Comments on So I canceled my offbeat wedding…

  1. Love seeing ‘gobshite’ on OBB 🙂 Maith thú agus go n’éirí an t-ádh leat le do chaidreamh nua.

  2. i had a similar experience. i cancelled my wedding a few days before. and it would have been everything i had ever wanted. it was really hard, but my friends and family were so supportive. someone else told me at the time that he went through his marriage because he already sent out the invitations. they divorced a year later. i didn’t want the same experience. i spent a lot of money but it all seemed better than divorce later. now i’m getting married to the man of my dreams. it’s not going to be the dream wedding i planned before, but the most important part is being with my love forever!

  3. It’s taken me since this was posted to read it, as I’ve been working up the courage to see it all written down. I cancelled my wedding three days before the event, nearly four years ago, and it still feels like a punch to the gut to remember it. I felt like I’d let everyone down, especially my Mum, who had postponed her chemotherapy so she wouldn’t feel ill on the day. I cried over her dress too. My parents, who lost thousands of pounds due to the last-minute cancellation, were very supportive, and my fiance’s mother sent me a note saying she thought I was “courageous”, which shocked me but made me realise how right I’d been to do it. All of your points ring true and it’s comforting to know I’m not the only one who’s been through this, reading all the comments. I realise now that instead of failing, I chose the hard option – it would have been easier to go through with it, and now I feel capable of anything – I’ve completely lost my fear that I’ll get hurt because the worst has already happened and it just showed me how strong I can be.

  4. I, too, am someone who canceled their wedding. Like a regular break-up it was a time to mourn the lost of a serious relationship. However, unlike a regular break-up, many were confused and not very supportive. I found that some of my friends were living their wedding fantasies through my wedding and it was hurtful to hear some of the reasons they believed I was breaking up with the SO.

    To this day, I know that I made the right choice. It was hard and difficult, but well worth it. Your advice was spot on, good job!

  5. You are definitely not alone! I cancelled my wedding and recieved so much support from most people. It is very hard, and I found myself get upset over the stupidest things – like the dress I wanted but won’t have.

  6. A friend cancelled her wedding under fairly awful circumstances five days before. We all grieved with her. I went with my mother and the minister to the church on the day to send people away, and then gathered with other friends, with whom I bawled. Because it was like going to a funeral. Something had died. It wasn’t a person, but it was something we all cherished and wanted the best for. And it died. So we held a wake whilst the broken hearted bride went on her honey moon with girlfriends instead of her new husband.
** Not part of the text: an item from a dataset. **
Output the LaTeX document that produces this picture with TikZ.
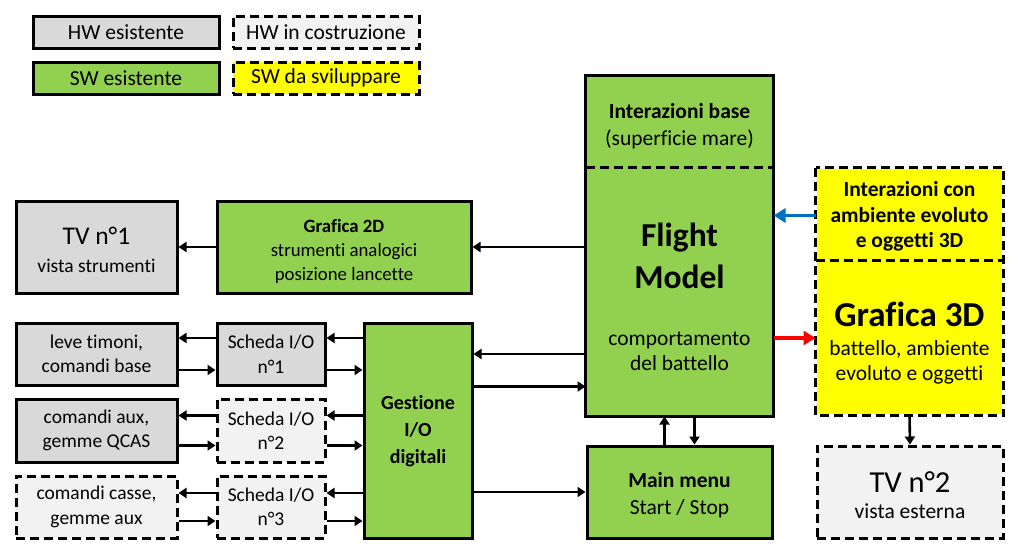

    Perhaps it is easier when it is cancelled earlier. I share this because no matter how much we were all hurt and saddened, it must be so much harder to bear if you are the couple. Your friends grieve with you. They can’t understand exactly how you feel, but they are hurt too. And they hurt because you are hurt.

  7. Hi : Thanks for having the bravery and determination to share your story. It’s true the marriage, IF it is meant to be IS what matters. Watch the show : Say Yes to the Dress and a person can see other INSANE side of weddings. Your name translates to The Hag with the Money. (I love to research things I am curious about!!) Can I ask, is that your “given” name or for writing and blog purposes?? Have a great new Spring!!!

  8. I *SO* would have loved to see this post… well, honestly just a little sooner than you were going through it yourself.

    I went through a self-destructive planning phase with my theoretical Offbeat Wedding for my first engagement; I wasn’t as far into planning as you were, but I used that wedding as a life-raft. Planning it was the only thing bringing me joy in my sinking relationship for a long time, and when it reached the point where I decided I had to abandon ship, the dread set in. Everyone that we knew was aware that we were engaged. I’d introduced him to family that I almost never see as my fiance. He was a part of family pictures. I lazily referred to him as ‘the hubby’ because I hated the word fiance too much to use it. And then suddenly I’m undoing all of that? I was so worried about the backlash from my family for going back on it that I almost went through with the wedding for that reason alone, and, as you said, a marriage trumps a wedding!

    Now, I, too, find myself back to plotting (we’re not planning, we’re plotting, muahahaha) a wedding and you’re right about the ideas, too! They’re not going to dry up. I’m happier with the ones I’m coming up with now because I’m not just throwing myself head-first into wedding porn to escape my life, so the ideas we’re building from? They’re OURS. Did Google point me back here when I went looking for the polyhedral dice mold? Yeah, but that’s okay; I have no delusions that the stuff we’re doing’s never been done, but I’m finding ideas that match mine, rather than just using someone else’s wholesale.

    I’m glad that canceling your OBW turned out for the best, and thank you so much for sharing this experience. Even though I wasn’t as deep into the planning, and even though the article comes as I get back on the wedding horse, so to speak, it’s so nice not to feel alone in second-planning.

  9. I know a couple who need to read this article, but I could never send it to them because I would be shunned for bringing dark clouds over their “happy” day. The bride to be is only concerned with the wedding. The groom knows their relationship is doomed but feels like they’ve been dating too long to officially break up. In his mind, the only way to end it is to marry and divorce. In her mind, marriage will make their relationship better. All of us on the outside have heard their awful stories about the other and they truly seem unhappy. They are both miserable with the planning, and even moving in together has been traumatic. They have been together over 5 years and have broken up more than a dozen times (for a dat, a week, a month, what have you). They have both likened themselves to failures if they break up before marriage. It is so silly to watch. I wish I could tell them that this stuff happens everyday and if you are not happy, get out! There are so many others who have done the same thing and found happiness.